EP by 21 Savage and Metro Boomin
- Released: July 15, 2016
- Recorded: 2015–2016
- Length: 32:22
- Label: Self-released
- Producer: Metro Boomin (also exec.); 21 Savage; Cubeatz; G Koop; Sonny Digital; Southside; Zaytoven;

21 Savage chronology
| Slaughter King (2015) | Savage Mode (2016) | Issa Album (2017) |

Metro Boomin chronology
| 19 & Boomin (2013) | Savage Mode (2016) | DropTopWop (2017) |

Singles from Savage Mode
- "X" Released: July 14, 2016; "No Heart" Released: October 19, 2016;

= Savage Mode =

Savage Mode is a collaborative extended play by rapper 21 Savage and American record producer Metro Boomin.

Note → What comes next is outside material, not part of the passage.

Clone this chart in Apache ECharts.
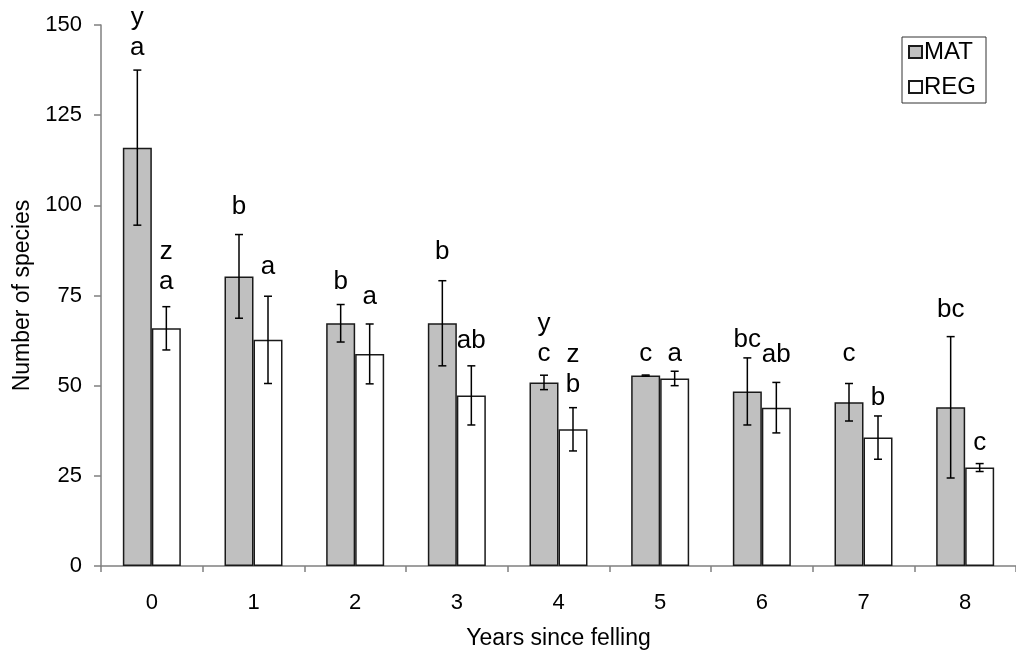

It was released on July 15, 2016. It features a sole guest appearance by American rapper Future. The EP was self-released. The EP received acclaim from critics, with Rolling Stone including it in its list of the 40 Best Rap Albums of 2016. A sequel album, Savage Mode II, was released on October 2, 2020 to further acclaim.

==Critical reception==

Pitchfork called the project 21 Savage's "strongest and bleakest work" and praised the "brooding, eerie production" by Metro Boomin. Complex called it "a minor masterpiece in sound design", noting that "for as merciless as 21 Savage's writing can be, the album borders on ambient." HotNewHipHop stated that "its style unequivocally trumps its substance, which is par for the course in this school of arty street rap, but its form – a compact, impeccably-curated product – is sorely missing from the genre." Exclaim! called the album "a grim, pearl clutching narrative straight from the South." In a positive review, Craig Jenkins of Vulture called it "gleefully ultraviolent and pridefully indulgent", stating that "this music is built from the same casual hopelessness that shocks us cold whenever we awake to fresh news of mass murder or police brutality."

Professional ratings
Review scores
| Source | Rating |
| Exclaim! | 6/10 |
| HipHopDX | 3.7/5 |
| HotNewHipHop | 83% |
| Pitchfork | 7.0/10 |
| XXL | 4/5 |

==Track listing==

Notes
- "X" was originally titled "X Bitch"

| No. | Title | Writer(s) | Producer(s) | Length |
|---|---|---|---|---|
| 1. | "No Advance" | Shayaa Joseph; Leland Wayne; | Metro Boomin | 4:36 |
| 2. | "No Heart" | Joseph; Wayne; Joshua Luellen; Kevin Gomringer; Tim Gomringer; | Metro Boomin; Southside; Cubeatz; | 3:55 |
| 3. | "X" (featuring Future) | Joseph; Wayne; Nayvadius Wilburn; | Metro Boomin; 21 Savage; | 4:18 |
| 4. | "Savage Mode" | Joseph; Wayne; | Metro Boomin | 4:09 |
| 5. | "Bad Guy" | Joseph; Wayne; Sonny Uwaezuoke; | Metro Boomin; Sonny Digital; | 2:49 |
| 6. | "Real Nigga" | Joseph; Wayne; | Metro Boomin | 3:05 |
| 7. | "Mad High" | Joseph; Wayne; | Metro Boomin | 3:00 |
| 8. | "Feel It" | Joseph; Wayne; Xavier Dotson; | Metro Boomin; Zaytoven; | 2:43 |
| 9. | "Ocean Drive" | Joseph; Wayne; Luellen; Robert Mandell; | Metro Boomin; Southside; G Koop; | 3:47 |
| Total length: |  |  |  | 32:22 |

==Charts==

===Weekly charts===

| Chart (2016–2017) | Peak position |
|---|---|
| Canadian Albums (Billboard) | 57 |
| Latvian Albums (LaIPA) | 84 |
| US Billboard 200 | 23 |
| US Independent Albums (Billboard) | 8 |
| US Top R&B/Hip-Hop Albums (Billboard) | 9 |
| US Top Rap Albums (Billboard) | 7 |

===Year-end charts===

| Chart (2016) | Position |
|---|---|
| US Billboard 200 | 185 |
| Chart (2017) | Position |
| US Billboard 200 | 58 |
| US Top R&B/Hip-Hop Albums (Billboard) | 59 |

==Certifications==

| Region | Certification | Certified units/sales |
| New Zealand (RMNZ) | Gold | 7,500^{‡} |
| United States (RIAA) | Gold | 500,000^{‡} |
^{‡} Sales+streaming figures based on certification alone.